Prospects of Tourism in North East India
Adventure Tourism: The Northeast region offers numerous adventure tourism opportunities, including trekking, mountaineering, river rafting, and paragliding.
Adventurous sites such as Gangtok, Shillong etc. can attract adventure enthusiasts from all over the world.
Tribal Communities: The Northeast is home to several indigenous tribal communities such as Mismi, Garo, Khasi, Jaintia etc., each with its unique culture, language, and traditions.
Tourism can provide an opportunity for these communities to showcase their heritage and generate income.
Winter Tourism: The Northeast region experiences heavy snowfall during the winter months, making it an ideal destination for winter tourism.
However, this season remains relatively unexplored and has the potential for further development.
Sustainable Tourism: To minimize the negative impact of tourism, sustainable tourism practices should be promoted.
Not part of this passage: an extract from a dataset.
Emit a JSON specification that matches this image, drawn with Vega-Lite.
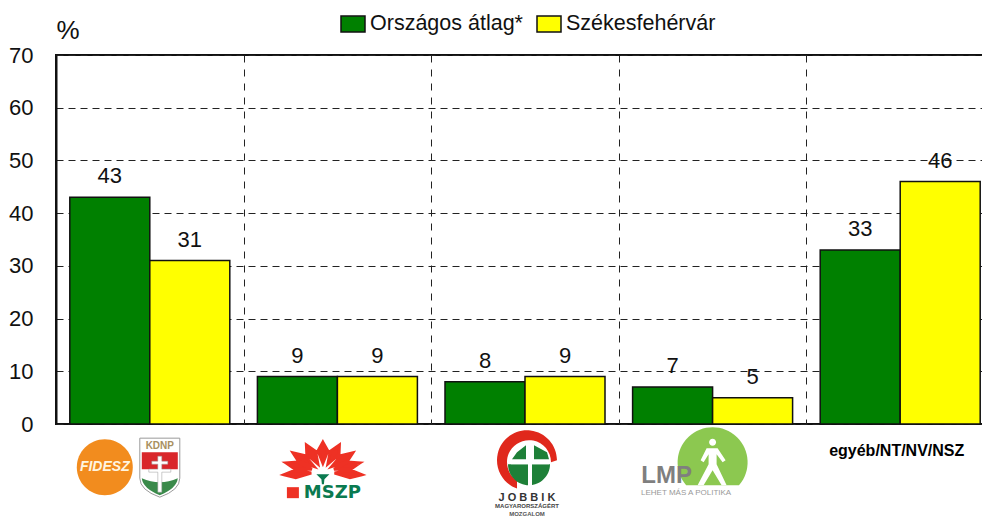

This includes responsible waste management, promoting eco-friendly accommodations, and respecting the cultural practices of local communities
Benefits and Concerns of Tourism in North East India
Tourism has the potential to create jobs, generate income, and boost the local economy.
As more tourists visit the region, there will be a higher demand for goods and services, leading to the growth of various sectors.
Environmental Impact: Increased tourism can lead to increased pollution, littering, and damage to natural habitats, which can have long-term negative impacts on the environment and wildlife.
Cultural Impact: Tourism can lead to changes in traditional cultural practices and beliefs, as well as the commodification of cultural artefacts and practices, which can erode the cultural heritage of local communities.
Connectivity: Despite recent infrastructural development, the Northeast still faces connectivity challenges. Better road and air connectivity can help attract more tourists to the region.